Сатана, всегда отличавшийся извращенностью, падает явно все ниже. Он превращается в дьявола вежливого, хитрого, притворного и тем более коварного и грязного. Такое явление, как его доброе согласие на шабаш с попами, нечто совершенно новое. Что это за фигура, этот священник, приводящий с собой свою ризничью, читающий утром белую, а ночью — черную мессу? Сатана, заявляет Ланкр, советует священнику вступать в связь со своими духовными дочерьми, совращать исповедниц. Какой невинный чиновник! Он, по-видимому, не отдает себе отчета в том, что Сатана уже целое столетие как сумел использовать преимущества церкви. Он стал духовным отцом или, если угодно, духовный отец стал Сатаной.
Ланкру следовало бы вспомнить начавшиеся в 1491 г. процессы, быть может, расположившие к терпимости парижский парламент, который уже не сжигает Сатану, усматривая в нем лишь маску.
Многие монашенки попадаются в эту новую ловушку, расставленную дьяволом, который теперь охотно принимает облик любимого исповедника.
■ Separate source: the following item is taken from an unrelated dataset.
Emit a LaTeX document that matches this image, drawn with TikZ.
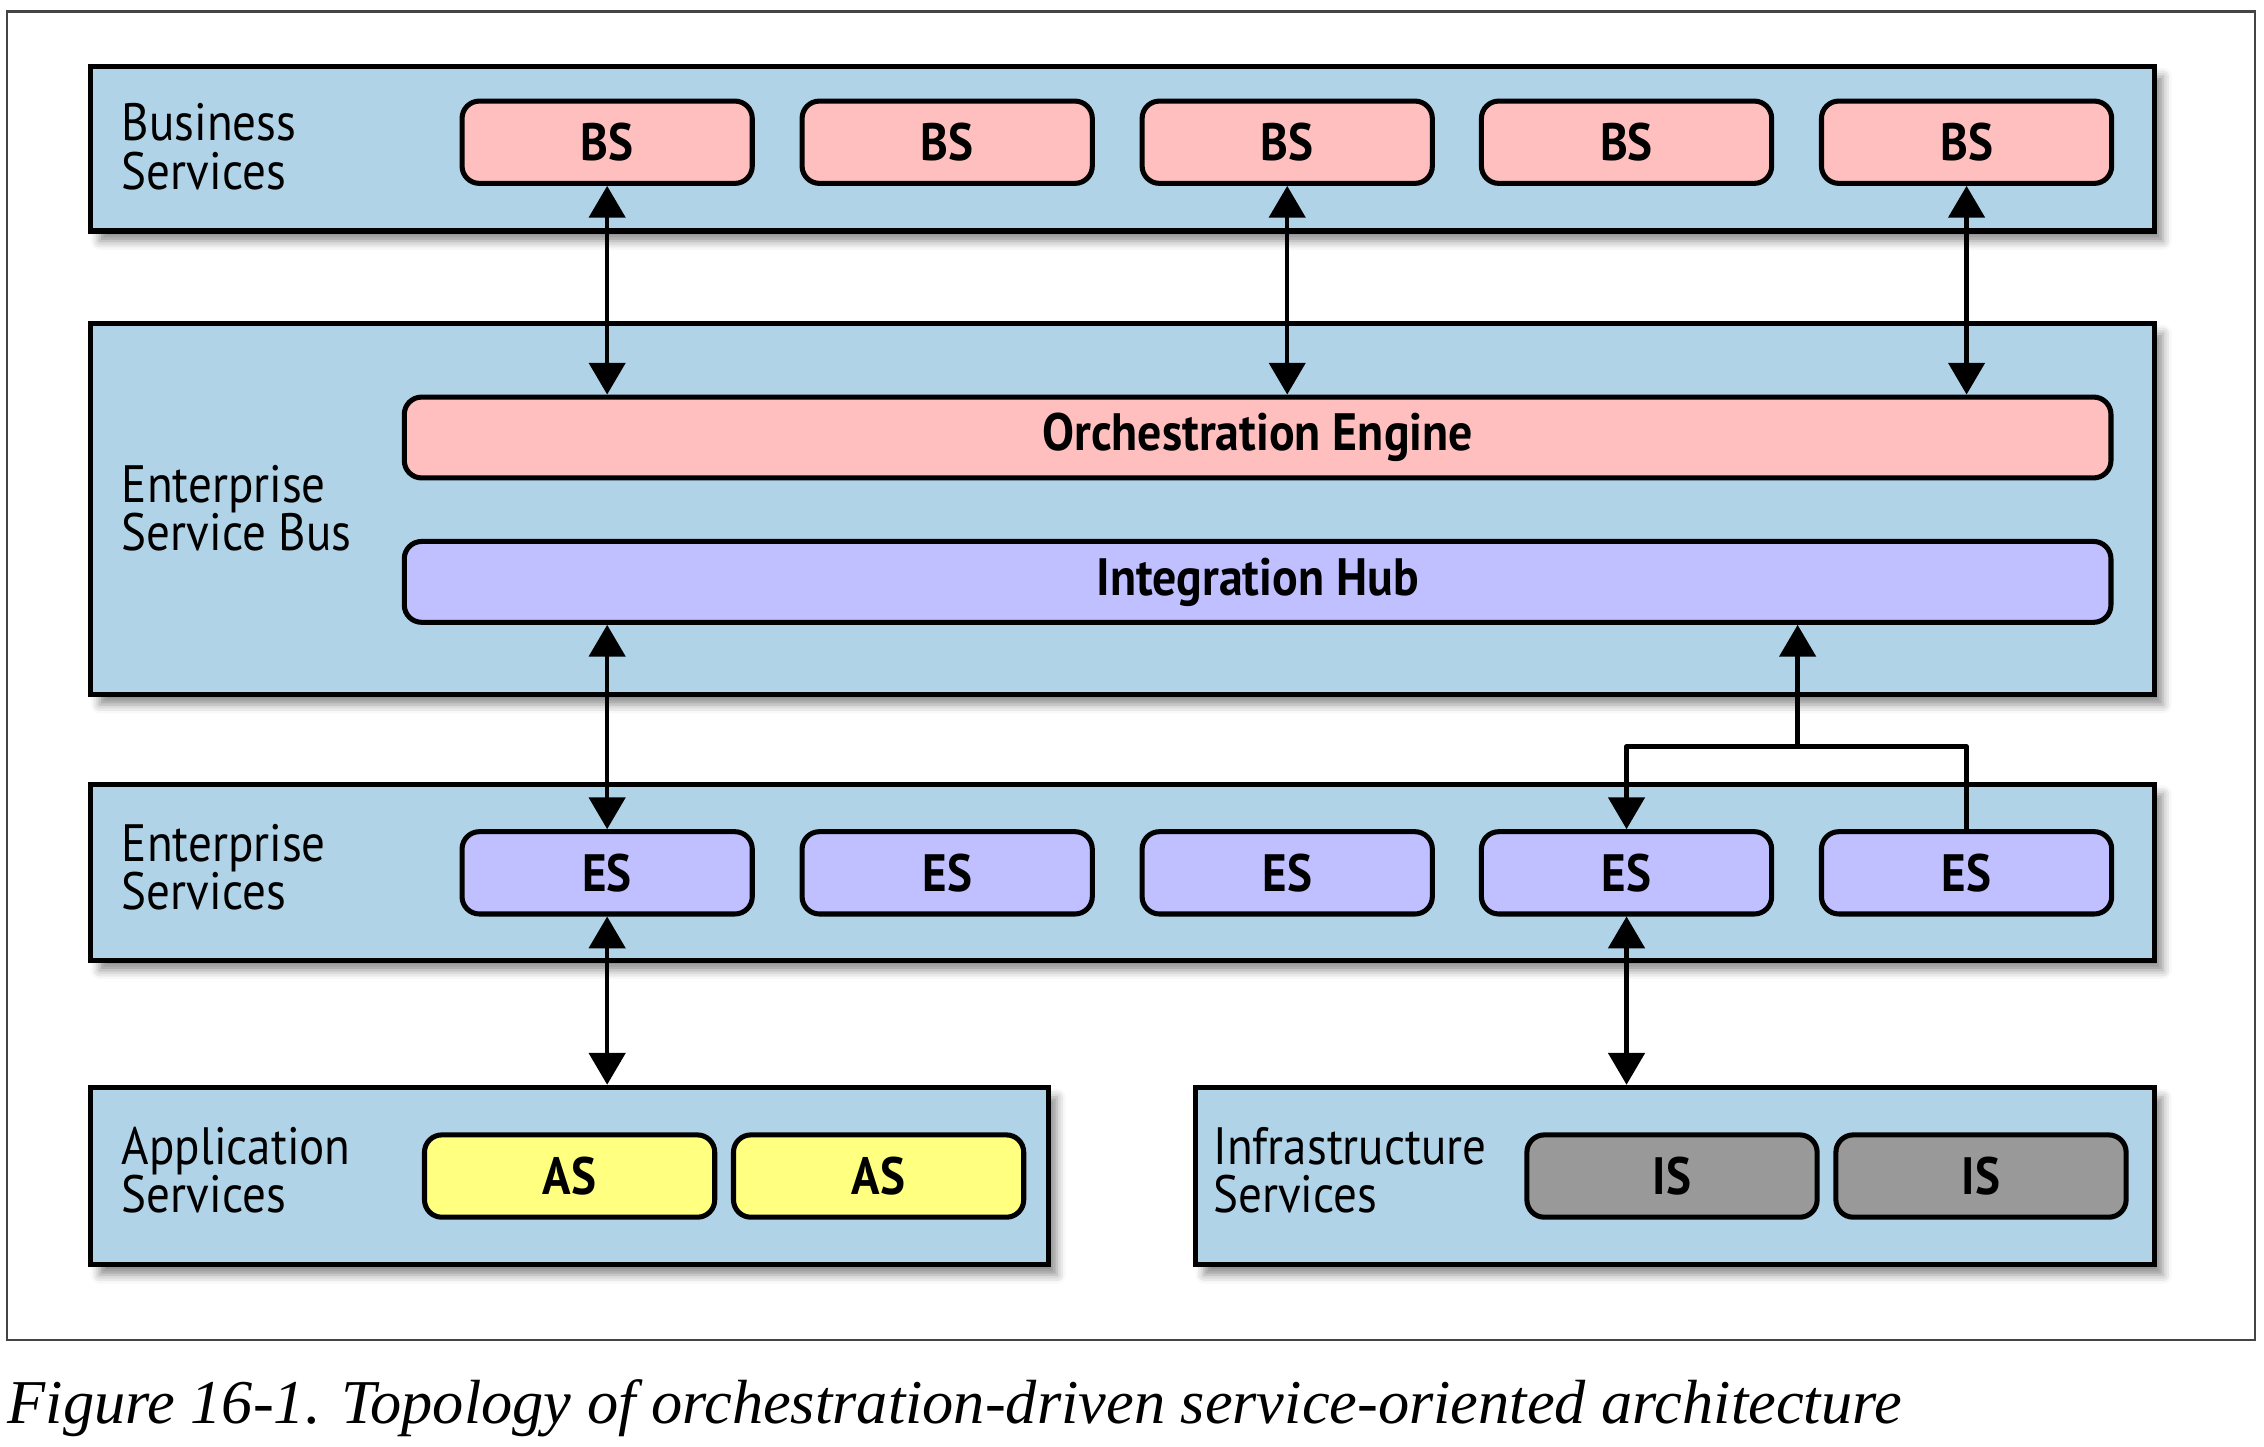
\documentclass[tikz,border=0pt]{standalone}
\usepackage{fontspec}
\setmainfont{Liberation Serif}
\newfontfamily\lbl[FakeStretch=0.895]{PT Sans}
\newfontfamily\lblw[FakeStretch=0.91]{PT Sans}
\usetikzlibrary{arrows.meta,shadows.blur}
\definecolor{layerblue}{HTML}{B1D3E8}
\definecolor{bspink}{HTML}{FFBFBF}
\definecolor{eslav}{HTML}{C0BFFF}
\definecolor{asyellow}{HTML}{FFFF80}
\definecolor{isgray}{HTML}{999999}
\definecolor{framegray}{HTML}{444444}
\tikzset{
  layer/.style={draw=black, line width=1.75pt, fill=layerblue, inner sep=0pt,
    blur shadow={shadow xshift=3pt, shadow yshift=-3.5pt, shadow blur radius=3pt, shadow opacity=45}},
  svcbox/.style={draw=black, line width=1.75pt, rounded corners=6pt, inner sep=0pt,
    minimum width=100.5pt, minimum height=28.5pt, font=\lbl\bfseries\fontsize{18.2}{18}\selectfont},
  widebox/.style={svcbox, minimum width=591pt, minimum height=28pt, font=\lblw\bfseries\fontsize{18.2}{18}\selectfont},
  lbltext/.style={anchor=base west, inner sep=0pt, align=left, font=\lbl\fontsize{18.2}{16.8}\selectfont},
  conn/.style={line width=1.5pt, line join=round},
  dbl/.style={conn, {Triangle[length=11pt,width=12.5pt]}-{Triangle[length=11pt,width=12.5pt]}},
  sgl/.style={conn, -{Triangle[length=11pt,width=12.5pt]}}
}
\begin{document}
\begin{tikzpicture}[x=0.5pt,y=-0.5pt]
\useasboundingbox (0,0) rectangle (1568,1001.5);
\draw[framegray, line width=0.75pt] (5,8) rectangle (1562,928);
% layers
\node[layer, minimum width=714.5pt, minimum height=57pt] (bsl) at (777.5,103) {};
\node[layer, minimum width=714.5pt, minimum height=128.5pt] (esb) at (777.5,352.5) {};
\node[layer, minimum width=714.5pt, minimum height=61pt] (esl) at (777.5,604) {};
\node[layer, minimum width=331.5pt, minimum height=61.5pt] (asl) at (394.5,814.5) {};
\node[layer, minimum width=332pt, minimum height=61.5pt] (isl) at (1160,814.5) {};
% layer labels (anchor at baseline of last line)
\node[lbltext] (lbs) at (84,131) {Business\\Services};
\node[lbltext] (lesb) at (84,381.5) {Enterprise\\Service Bus};
\node[lbltext] (les) at (84,630) {Enterprise\\Services};
\node[lbltext] (las) at (84,840) {Application\\Services};
\node[lbltext] (lis) at (840,840) {Infrastructure\\Services};
% service boxes
\foreach \i/\x in {1/420.5,2/656,3/891.5,4/1126.5,5/1362}{
  \node[svcbox, fill=bspink] (bs\i) at (\x,98.5) {BS};
  \node[svcbox, fill=eslav] (es\i) at (\x,604.5) {ES};
}
\node[widebox, fill=bspink] (orch) at (871,303) {Orchestration Engine};
\node[widebox, fill=eslav] (ih) at (871,403) {Integration Hub};
\node[svcbox, fill=asyellow] (as1) at (394.5,814.5) {AS};
\node[svcbox, fill=asyellow] (as2) at (608.5,814.5) {AS};
\node[svcbox, fill=isgray] (is1) at (1158,814.5) {IS};
\node[svcbox, fill=isgray] (is2) at (1372,814.5) {IS};
% connectors
\draw[dbl] (bs1.south) -- (bs1.south |- orch.north);
\draw[dbl] (bs3.south) -- (bs3.south |- orch.north);
\draw[dbl] (bs5.south) -- (bs5.south |- orch.north);
\draw[dbl] (ih.south -| es1.north) -- (es1.north);
\coordinate (tj) at (1245,517);
\draw[sgl] (tj) -- (tj |- ih.south);
\draw[sgl] (es5.north) |- (tj -| es4.north) -- (es4.north);
\draw[dbl] (es1.south) -- (es1.south |- asl.north);
\draw[dbl] (es4.south) -- (es4.south |- isl.north);
% caption
\node[anchor=base west, inner sep=0pt, font=\itshape\fontsize{21.6}{23}\selectfont] (cap) at (5,986) {Figure 16-1. Topology of orchestration-driven service-oriented architecture};
\end{tikzpicture}
\end{document}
Доказательством может служить Жанна Потьерр, монахиня из Кенуа, женщина зрелая, сорокапятилетняя, но все еще чувственная. Она признается в своей любви патеру, который не желает ее слушать и бежит в Фолемпен, в нескольких милях от Кенуа. Дьявол быстро смекнул свое преимущество и, видя, по словам летописца, «что она испытывает уколы шипов Венеры, он хитро воплотился в тело означенного патера и приходил к ней каждую ночь; он настолько хорошо сумел ее обмануть и имел у нее такой успех, что, по ее заявлению, она наслаждалась с ним ровным счетом четыреста тридцать четыре раза».
Раскаяние ее вызвало большую жалость, и чтобы спасти ее от необходимости краснеть, ее быстро замуровали неподалеку, в замке Селль, где она умерла несколько дней спустя смертью доброй католички. Как трогательно! Однако все это ничто в сравнении с удивительной историей Гоффриди, происшедшей в Марселе в то самое время, когда Ланкр орудовал в Байонне.
Прованскому парламенту не пришлось позавидовать успехам парламента бордоского. Светская юрисдикция снова воспользовалась делом о колдовстве, чтобы разыграть из себя реформатора церковных нравов. Суровым взором заглянула она в заповедный мир монастырей. Такие случаи представлялись редко. Необходимо было особо счастливое стечение обстоятельств, наличие ярой зависти, ревности и жажды мести со стороны духовных отцов. Если бы не эти несдержанные страсти, которые и потом будут, как мы увидим, то и дело вспыхивать, мы не имели бы никакого представления об истинной судьбе той огромной массы женщин, которая умирала в этих грустных домах, ничего не знали бы о том, что происходило за решетками и высокими стенами, куда доступ был открыт только исповеднику.